When we introduce technologies, the number of things that people can do with narrative proliferate. That’s certainly true of the digital world. I’ve just published a paper, part of an experimental study I did with colleagues in China and in Dublin, about watching films in VR. I’ve done work in video games, and in social media and its relationship to news media. So I’m working in lots of different digital spaces that are very different in terms of their storytelling capacities.

I’m also interested in the relationship between narratology and ludology – the study of games and play. Fiction provides a communicative play space and games can likewise provide a platform to experiment with ideas while closing off consequences for a time, so that you can see the result of the experiment played out in that fictive space.

Are we just using new technologies to re-tell old stories?

I know that there’s this dismissive perspective that all our stories are archetypal narratives. But the nuances matter. Each passing year brings new challenges to our lives that can be spoken about through those stories using nuances that I think are interesting and important.

A lot of my own work in music was long-form narratives, often political narratives, narratives about people living in extreme situations. Quite a few of my early songs are about Middle Eastern politics, for instance, and follow different characters in different situations. As the politics change, so the stories that we need to tell about them change. No matter what kind of archetypes you might be drawing on, it matters more that you speak to the world as it changes.

Is competency in digital technologies a necessary skill for negotiating modern life?

That’s a more political question than it appears. It’s something I’ve written about.

The impulse is to give the obvious answer: yes, we need media literacy, as our lives involve more screens and more screen time, so we need more media literacy and digital literacy.

And it’s true that an understanding of the digital environment is necessary just to keep one’s life in order. There are many ways to get scammed, there are many ways to fall for this or that misinformation. Navigating these things requires media literacy. So we do need to teach critical frameworks to apply to these things that are so embedded in our lives. But it can’t be the only thing that we do.

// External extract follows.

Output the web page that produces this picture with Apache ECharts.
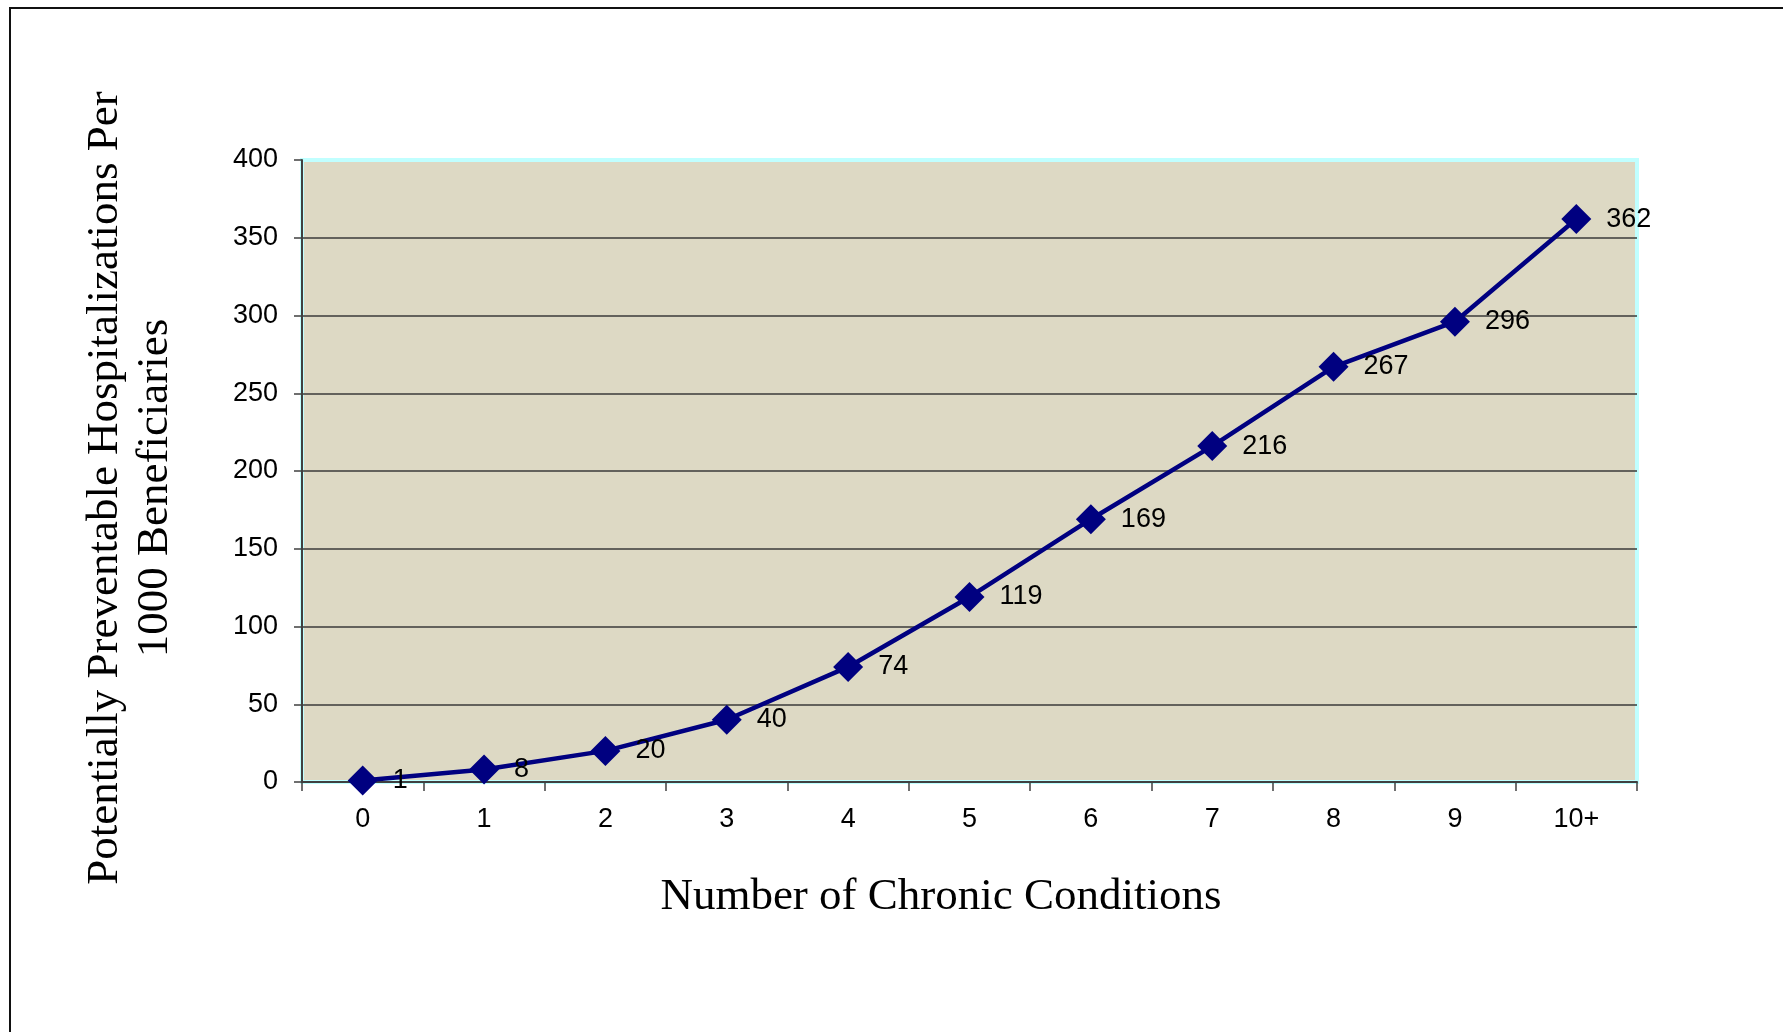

We also need means to trust one another through media, or the whole edifice falls apart. So it’s not enough to teach critical media literacy; we also need to teach the hope that we can make a world that facilitates trust in one another through media. Our need to be able to trust one another is being eroded by so many different interests converging in the spaces where you and I might want to have a conversation.

Restoring trust involves not just individuals raising criticism against an impoverished media landscape. It involves lobbying for reasonable regulations; it involves a broader non-individualistic picture about the changes that we want to see so that we can have a healthy media through which we can trust one another.